Again, it really isn’t difficult to find disabled people criticizing the trend of prioritizing the views of nondisabled parents over the voices of actual disabled people. Heck, it’s not uncommon for disabled people to actively push back against parent rhetoric.
So what they apparently didn’t do,
Ask Autistic People
The Accountant is supposed to be a film about an Autistic character who not only holds down a job which requires him to interact with people but who also plans and carries out assassinations. So it posits that Autistic people can in fact exist in society. It is therefor frustrating that it didn’t seem to occur to the people involved in making of that film to actually talk to Autistic people. Instead preferring third person accounts of Autism from people who are not Autistic.

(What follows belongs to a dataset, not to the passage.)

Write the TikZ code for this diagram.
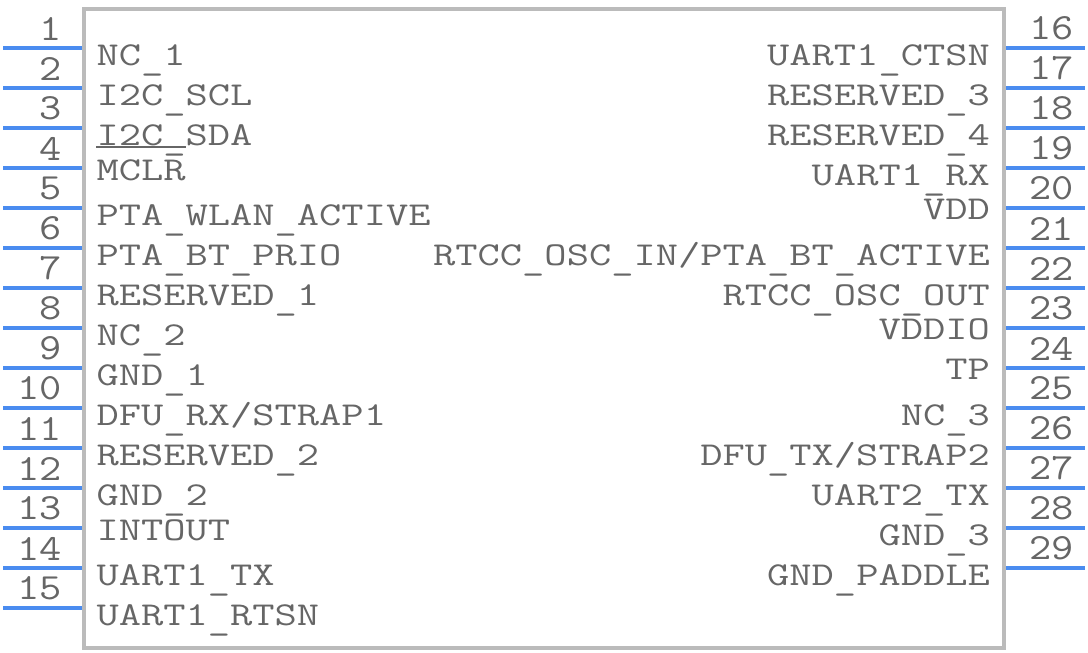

The only way this makes sense is if Christian Wolff does not turn out to be a character who actually exists in proximity to other people and the events of the film (his job, being an assassin) are in fact all in his head. And I really hope that the movie doesn’t go in that direction.
The failure to actively prioritize the narratives of Autistic people is unfortunate and does not convince me that authentic and honest portrayal were an important aspect of the film.
When people claim that authenticity of disability portrayal can come from organizations and parents rather than the actual people being portrayed I am not convinced that authenticity was the goal. I am convinced that the producers of that film are only interested in creating a veneer of authenticity to fool the primarily nondisabled audience. A veneer maintained so that the film industry can continue to create inaccurate fictions of disability that do not in any way reflect the actual disabled experience.
The LA times piece only makes me wonder if I’ll be able to do the Autism stereotype drinking game with The Accountant.
Take a shot every time they mention
Theory of mind
Autistic’s lack Empathy (is this why he’s such a good assassin? if so Fuck You)
Does some unnaturally talented math thing.
I await a time when authenticity actually requires the active and widespread involvement of the people being portrayed. Preferably both behind and in front of the camera.